## GIVEN INSTRUCTION
Repeat every line of the data exactly, but not the pictures.

━━━ SUPPLIED DATA

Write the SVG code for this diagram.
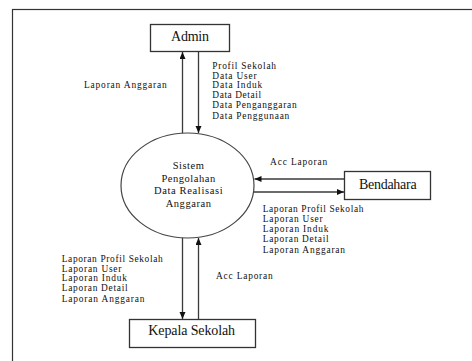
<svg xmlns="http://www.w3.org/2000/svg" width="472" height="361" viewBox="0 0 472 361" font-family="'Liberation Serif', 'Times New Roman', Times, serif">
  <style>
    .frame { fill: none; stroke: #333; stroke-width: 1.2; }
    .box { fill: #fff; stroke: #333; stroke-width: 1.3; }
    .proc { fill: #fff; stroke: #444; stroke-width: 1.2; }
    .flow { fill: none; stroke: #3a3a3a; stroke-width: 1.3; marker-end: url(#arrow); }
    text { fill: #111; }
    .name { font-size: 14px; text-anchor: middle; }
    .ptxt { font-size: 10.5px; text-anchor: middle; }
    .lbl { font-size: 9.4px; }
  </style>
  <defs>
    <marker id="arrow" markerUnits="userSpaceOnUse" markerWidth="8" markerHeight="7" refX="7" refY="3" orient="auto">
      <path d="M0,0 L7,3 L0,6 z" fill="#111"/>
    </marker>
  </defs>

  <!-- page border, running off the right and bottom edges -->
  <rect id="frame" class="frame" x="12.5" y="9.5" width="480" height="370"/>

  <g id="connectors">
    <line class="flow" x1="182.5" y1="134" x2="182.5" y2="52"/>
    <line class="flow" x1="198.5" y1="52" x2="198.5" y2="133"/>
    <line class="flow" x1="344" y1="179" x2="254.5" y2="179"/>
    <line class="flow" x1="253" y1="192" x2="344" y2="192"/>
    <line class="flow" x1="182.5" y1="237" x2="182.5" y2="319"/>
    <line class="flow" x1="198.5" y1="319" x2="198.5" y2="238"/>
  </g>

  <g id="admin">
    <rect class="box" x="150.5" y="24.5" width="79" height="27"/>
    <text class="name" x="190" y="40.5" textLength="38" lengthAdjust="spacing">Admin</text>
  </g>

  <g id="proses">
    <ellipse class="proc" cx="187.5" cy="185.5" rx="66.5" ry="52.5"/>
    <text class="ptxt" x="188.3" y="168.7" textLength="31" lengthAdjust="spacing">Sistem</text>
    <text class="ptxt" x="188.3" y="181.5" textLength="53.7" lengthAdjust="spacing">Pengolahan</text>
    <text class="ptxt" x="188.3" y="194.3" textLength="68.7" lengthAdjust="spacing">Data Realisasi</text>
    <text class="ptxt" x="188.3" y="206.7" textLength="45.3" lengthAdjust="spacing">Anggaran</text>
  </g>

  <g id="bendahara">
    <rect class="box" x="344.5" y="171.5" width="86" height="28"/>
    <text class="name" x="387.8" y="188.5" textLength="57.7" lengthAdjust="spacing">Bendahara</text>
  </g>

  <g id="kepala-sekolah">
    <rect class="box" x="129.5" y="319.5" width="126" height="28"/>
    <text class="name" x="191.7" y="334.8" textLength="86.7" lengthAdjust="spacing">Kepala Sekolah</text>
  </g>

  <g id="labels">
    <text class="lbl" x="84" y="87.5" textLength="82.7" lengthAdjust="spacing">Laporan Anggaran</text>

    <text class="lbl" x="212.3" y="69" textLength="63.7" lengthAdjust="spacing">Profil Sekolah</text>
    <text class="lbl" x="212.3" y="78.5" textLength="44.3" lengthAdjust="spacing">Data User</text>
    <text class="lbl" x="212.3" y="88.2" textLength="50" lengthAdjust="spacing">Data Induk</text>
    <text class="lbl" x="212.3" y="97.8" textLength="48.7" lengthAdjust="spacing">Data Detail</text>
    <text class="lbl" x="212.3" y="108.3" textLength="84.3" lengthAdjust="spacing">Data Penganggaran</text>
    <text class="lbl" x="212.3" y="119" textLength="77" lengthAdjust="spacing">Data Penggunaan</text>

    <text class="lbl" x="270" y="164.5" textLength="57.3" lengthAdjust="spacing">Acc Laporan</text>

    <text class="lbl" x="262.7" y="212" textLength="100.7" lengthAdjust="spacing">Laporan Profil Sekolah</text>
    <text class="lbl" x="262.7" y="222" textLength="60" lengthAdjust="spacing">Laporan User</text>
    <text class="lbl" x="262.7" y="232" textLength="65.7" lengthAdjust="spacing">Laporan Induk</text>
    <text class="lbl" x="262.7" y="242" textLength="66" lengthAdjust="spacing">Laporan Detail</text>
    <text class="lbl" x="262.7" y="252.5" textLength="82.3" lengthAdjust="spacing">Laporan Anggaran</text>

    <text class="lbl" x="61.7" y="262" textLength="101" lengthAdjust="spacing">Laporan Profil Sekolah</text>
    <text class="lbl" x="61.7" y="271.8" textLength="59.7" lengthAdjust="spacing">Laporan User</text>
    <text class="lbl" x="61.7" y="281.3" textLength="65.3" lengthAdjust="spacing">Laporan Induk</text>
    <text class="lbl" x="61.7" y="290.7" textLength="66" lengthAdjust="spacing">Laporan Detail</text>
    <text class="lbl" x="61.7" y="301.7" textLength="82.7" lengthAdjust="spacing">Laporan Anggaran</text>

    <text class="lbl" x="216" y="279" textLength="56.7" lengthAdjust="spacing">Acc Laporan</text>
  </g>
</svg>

━━━━━━

## COMPLETE ANSWER
Write the SVG code for this diagram.
<svg xmlns="http://www.w3.org/2000/svg" width="472" height="361" viewBox="0 0 472 361" font-family="'Liberation Serif', 'Times New Roman', Times, serif">
  <style>
    .frame { fill: none; stroke: #333; stroke-width: 1.2; }
    .box { fill: #fff; stroke: #333; stroke-width: 1.3; }
    .proc { fill: #fff; stroke: #444; stroke-width: 1.2; }
    .flow { fill: none; stroke: #3a3a3a; stroke-width: 1.3; marker-end: url(#arrow); }
    text { fill: #111; }
    .name { font-size: 14px; text-anchor: middle; }
    .ptxt { font-size: 10.5px; text-anchor: middle; }
    .lbl { font-size: 9.4px; }
  </style>
  <defs>
    <marker id="arrow" markerUnits="userSpaceOnUse" markerWidth="8" markerHeight="7" refX="7" refY="3" orient="auto">
      <path d="M0,0 L7,3 L0,6 z" fill="#111"/>
    </marker>
  </defs>

  <!-- page border, running off the right and bottom edges -->
  <rect id="frame" class="frame" x="12.5" y="9.5" width="480" height="370"/>

  <g id="connectors">
    <line class="flow" x1="182.5" y1="134" x2="182.5" y2="52"/>
    <line class="flow" x1="198.5" y1="52" x2="198.5" y2="133"/>
    <line class="flow" x1="344" y1="179" x2="254.5" y2="179"/>
    <line class="flow" x1="253" y1="192" x2="344" y2="192"/>
    <line class="flow" x1="182.5" y1="237" x2="182.5" y2="319"/>
    <line class="flow" x1="198.5" y1="319" x2="198.5" y2="238"/>
  </g>

  <g id="admin">
    <rect class="box" x="150.5" y="24.5" width="79" height="27"/>
    <text class="name" x="190" y="40.5" textLength="38" lengthAdjust="spacing">Admin</text>
  </g>

  <g id="proses">
    <ellipse class="proc" cx="187.5" cy="185.5" rx="66.5" ry="52.5"/>
    <text class="ptxt" x="188.3" y="168.7" textLength="31" lengthAdjust="spacing">Sistem</text>
    <text class="ptxt" x="188.3" y="181.5" textLength="53.7" lengthAdjust="spacing">Pengolahan</text>
    <text class="ptxt" x="188.3" y="194.3" textLength="68.7" lengthAdjust="spacing">Data Realisasi</text>
    <text class="ptxt" x="188.3" y="206.7" textLength="45.3" lengthAdjust="spacing">Anggaran</text>
  </g>

  <g id="bendahara">
    <rect class="box" x="344.5" y="171.5" width="86" height="28"/>
    <text class="name" x="387.8" y="188.5" textLength="57.7" lengthAdjust="spacing">Bendahara</text>
  </g>

  <g id="kepala-sekolah">
    <rect class="box" x="129.5" y="319.5" width="126" height="28"/>
    <text class="name" x="191.7" y="334.8" textLength="86.7" lengthAdjust="spacing">Kepala Sekolah</text>
  </g>

  <g id="labels">
    <text class="lbl" x="84" y="87.5" textLength="82.7" lengthAdjust="spacing">Laporan Anggaran</text>

    <text class="lbl" x="212.3" y="69" textLength="63.7" lengthAdjust="spacing">Profil Sekolah</text>
    <text class="lbl" x="212.3" y="78.5" textLength="44.3" lengthAdjust="spacing">Data User</text>
    <text class="lbl" x="212.3" y="88.2" textLength="50" lengthAdjust="spacing">Data Induk</text>
    <text class="lbl" x="212.3" y="97.8" textLength="48.7" lengthAdjust="spacing">Data Detail</text>
    <text class="lbl" x="212.3" y="108.3" textLength="84.3" lengthAdjust="spacing">Data Penganggaran</text>
    <text class="lbl" x="212.3" y="119" textLength="77" lengthAdjust="spacing">Data Penggunaan</text>

    <text class="lbl" x="270" y="164.5" textLength="57.3" lengthAdjust="spacing">Acc Laporan</text>

    <text class="lbl" x="262.7" y="212" textLength="100.7" lengthAdjust="spacing">Laporan Profil Sekolah</text>
    <text class="lbl" x="262.7" y="222" textLength="60" lengthAdjust="spacing">Laporan User</text>
    <text class="lbl" x="262.7" y="232" textLength="65.7" lengthAdjust="spacing">Laporan Induk</text>
    <text class="lbl" x="262.7" y="242" textLength="66" lengthAdjust="spacing">Laporan Detail</text>
    <text class="lbl" x="262.7" y="252.5" textLength="82.3" lengthAdjust="spacing">Laporan Anggaran</text>

    <text class="lbl" x="61.7" y="262" textLength="101" lengthAdjust="spacing">Laporan Profil Sekolah</text>
    <text class="lbl" x="61.7" y="271.8" textLength="59.7" lengthAdjust="spacing">Laporan User</text>
    <text class="lbl" x="61.7" y="281.3" textLength="65.3" lengthAdjust="spacing">Laporan Induk</text>
    <text class="lbl" x="61.7" y="290.7" textLength="66" lengthAdjust="spacing">Laporan Detail</text>
    <text class="lbl" x="61.7" y="301.7" textLength="82.7" lengthAdjust="spacing">Laporan Anggaran</text>

    <text class="lbl" x="216" y="279" textLength="56.7" lengthAdjust="spacing">Acc Laporan</text>
  </g>
</svg>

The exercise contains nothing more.